Objective: Scan the listing below. Report each line that includes "with".

---

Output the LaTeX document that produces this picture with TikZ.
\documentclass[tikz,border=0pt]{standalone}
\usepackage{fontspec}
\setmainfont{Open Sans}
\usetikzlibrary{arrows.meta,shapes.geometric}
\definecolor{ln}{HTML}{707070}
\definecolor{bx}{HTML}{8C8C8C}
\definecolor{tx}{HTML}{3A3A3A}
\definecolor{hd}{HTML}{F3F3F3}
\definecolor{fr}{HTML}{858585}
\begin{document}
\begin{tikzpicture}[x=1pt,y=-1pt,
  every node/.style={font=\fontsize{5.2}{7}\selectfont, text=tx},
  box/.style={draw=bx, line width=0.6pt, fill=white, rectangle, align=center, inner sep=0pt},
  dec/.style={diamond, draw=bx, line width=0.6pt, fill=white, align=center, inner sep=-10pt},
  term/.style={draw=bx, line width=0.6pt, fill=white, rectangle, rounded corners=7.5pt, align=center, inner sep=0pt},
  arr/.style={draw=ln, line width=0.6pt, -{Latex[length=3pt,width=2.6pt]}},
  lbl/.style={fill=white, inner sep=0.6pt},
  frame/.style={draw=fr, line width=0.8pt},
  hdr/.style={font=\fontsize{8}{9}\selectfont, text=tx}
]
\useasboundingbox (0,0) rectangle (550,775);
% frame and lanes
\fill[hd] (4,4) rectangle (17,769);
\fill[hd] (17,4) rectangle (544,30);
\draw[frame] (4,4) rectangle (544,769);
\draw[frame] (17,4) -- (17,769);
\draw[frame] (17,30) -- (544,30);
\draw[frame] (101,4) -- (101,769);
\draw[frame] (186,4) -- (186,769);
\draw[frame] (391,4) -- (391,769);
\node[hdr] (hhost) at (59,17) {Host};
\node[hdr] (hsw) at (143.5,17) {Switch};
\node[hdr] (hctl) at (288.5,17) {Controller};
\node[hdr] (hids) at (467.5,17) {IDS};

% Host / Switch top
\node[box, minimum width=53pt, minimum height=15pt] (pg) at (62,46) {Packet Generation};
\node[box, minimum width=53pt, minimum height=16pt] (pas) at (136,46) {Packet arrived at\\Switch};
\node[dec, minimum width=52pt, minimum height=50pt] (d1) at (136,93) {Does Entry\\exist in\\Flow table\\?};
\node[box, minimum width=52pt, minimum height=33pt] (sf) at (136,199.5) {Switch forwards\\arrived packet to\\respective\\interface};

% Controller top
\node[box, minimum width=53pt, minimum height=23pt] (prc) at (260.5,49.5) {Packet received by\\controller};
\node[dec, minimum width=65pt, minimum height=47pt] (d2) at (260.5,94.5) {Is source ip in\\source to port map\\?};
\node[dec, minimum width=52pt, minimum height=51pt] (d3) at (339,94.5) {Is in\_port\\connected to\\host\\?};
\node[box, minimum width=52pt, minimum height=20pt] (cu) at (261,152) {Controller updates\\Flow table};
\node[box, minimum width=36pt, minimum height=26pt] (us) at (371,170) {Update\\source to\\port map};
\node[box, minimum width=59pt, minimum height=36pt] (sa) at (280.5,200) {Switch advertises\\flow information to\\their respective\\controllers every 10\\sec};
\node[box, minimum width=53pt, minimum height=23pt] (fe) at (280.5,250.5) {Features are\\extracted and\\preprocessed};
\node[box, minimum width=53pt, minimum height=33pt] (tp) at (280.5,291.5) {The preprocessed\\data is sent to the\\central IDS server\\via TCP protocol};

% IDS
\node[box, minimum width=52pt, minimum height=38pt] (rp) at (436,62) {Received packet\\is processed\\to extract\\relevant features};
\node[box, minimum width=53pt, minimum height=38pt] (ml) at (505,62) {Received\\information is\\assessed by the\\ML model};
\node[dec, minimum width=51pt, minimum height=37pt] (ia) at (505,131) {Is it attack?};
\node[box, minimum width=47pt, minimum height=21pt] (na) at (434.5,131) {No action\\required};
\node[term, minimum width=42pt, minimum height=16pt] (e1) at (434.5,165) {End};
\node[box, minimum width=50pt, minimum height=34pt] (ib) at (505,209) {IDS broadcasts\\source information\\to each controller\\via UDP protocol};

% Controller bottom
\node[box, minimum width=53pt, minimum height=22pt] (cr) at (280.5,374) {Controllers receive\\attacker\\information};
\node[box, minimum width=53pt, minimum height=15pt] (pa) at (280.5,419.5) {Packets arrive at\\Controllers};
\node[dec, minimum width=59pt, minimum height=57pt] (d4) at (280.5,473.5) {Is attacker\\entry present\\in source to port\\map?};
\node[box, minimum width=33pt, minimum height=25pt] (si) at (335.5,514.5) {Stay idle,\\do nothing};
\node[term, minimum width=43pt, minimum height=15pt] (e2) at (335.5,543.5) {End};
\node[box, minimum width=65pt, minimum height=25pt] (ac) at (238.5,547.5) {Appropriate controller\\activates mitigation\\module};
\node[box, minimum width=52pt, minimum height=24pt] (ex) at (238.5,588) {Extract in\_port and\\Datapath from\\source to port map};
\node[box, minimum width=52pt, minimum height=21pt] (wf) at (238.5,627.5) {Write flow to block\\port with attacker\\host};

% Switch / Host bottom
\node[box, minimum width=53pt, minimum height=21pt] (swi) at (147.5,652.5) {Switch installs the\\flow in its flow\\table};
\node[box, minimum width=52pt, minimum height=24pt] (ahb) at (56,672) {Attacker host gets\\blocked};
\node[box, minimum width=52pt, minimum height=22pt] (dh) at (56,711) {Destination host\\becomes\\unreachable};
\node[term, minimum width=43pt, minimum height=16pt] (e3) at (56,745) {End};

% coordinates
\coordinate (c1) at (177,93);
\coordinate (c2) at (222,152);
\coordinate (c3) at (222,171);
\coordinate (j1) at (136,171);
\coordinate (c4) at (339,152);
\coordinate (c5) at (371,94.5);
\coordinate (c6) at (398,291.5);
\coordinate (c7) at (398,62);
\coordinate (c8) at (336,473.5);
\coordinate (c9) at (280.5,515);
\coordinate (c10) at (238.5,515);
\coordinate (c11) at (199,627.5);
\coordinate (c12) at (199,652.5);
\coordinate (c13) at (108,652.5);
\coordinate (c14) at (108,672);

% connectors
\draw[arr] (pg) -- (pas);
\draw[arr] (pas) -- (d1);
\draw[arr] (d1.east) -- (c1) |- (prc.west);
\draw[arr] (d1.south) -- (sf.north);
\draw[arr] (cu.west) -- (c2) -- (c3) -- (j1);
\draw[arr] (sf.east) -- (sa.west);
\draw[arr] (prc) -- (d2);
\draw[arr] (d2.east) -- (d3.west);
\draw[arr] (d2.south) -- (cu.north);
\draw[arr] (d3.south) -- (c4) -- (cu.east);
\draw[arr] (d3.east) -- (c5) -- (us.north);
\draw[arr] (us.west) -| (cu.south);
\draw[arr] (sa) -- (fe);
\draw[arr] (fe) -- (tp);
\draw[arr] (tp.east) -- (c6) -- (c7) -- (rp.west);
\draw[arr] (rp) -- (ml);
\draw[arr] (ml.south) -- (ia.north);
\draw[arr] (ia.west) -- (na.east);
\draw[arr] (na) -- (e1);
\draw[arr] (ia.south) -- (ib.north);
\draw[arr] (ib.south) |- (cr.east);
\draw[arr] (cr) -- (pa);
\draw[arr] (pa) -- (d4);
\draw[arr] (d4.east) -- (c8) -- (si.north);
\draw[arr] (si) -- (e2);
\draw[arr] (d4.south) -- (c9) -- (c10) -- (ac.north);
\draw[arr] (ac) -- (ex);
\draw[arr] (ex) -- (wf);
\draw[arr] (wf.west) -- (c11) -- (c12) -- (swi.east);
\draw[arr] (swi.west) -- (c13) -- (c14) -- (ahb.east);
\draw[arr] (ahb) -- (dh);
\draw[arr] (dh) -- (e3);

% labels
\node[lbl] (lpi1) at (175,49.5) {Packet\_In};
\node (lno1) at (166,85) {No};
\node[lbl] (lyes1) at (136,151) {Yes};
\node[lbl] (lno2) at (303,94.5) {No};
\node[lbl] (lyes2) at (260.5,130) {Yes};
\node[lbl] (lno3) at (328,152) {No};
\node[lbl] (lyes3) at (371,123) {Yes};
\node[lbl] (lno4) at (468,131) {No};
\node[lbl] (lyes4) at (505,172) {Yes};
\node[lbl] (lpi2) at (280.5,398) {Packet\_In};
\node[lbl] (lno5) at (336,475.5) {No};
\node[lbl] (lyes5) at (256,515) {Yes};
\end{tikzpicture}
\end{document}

---

The result:
Output the LaTeX document that produces this picture with TikZ.
\node[box, minimum width=52pt, minimum height=21pt] (wf) at (238.5,627.5) {Write flow to block\\port with attacker\\host};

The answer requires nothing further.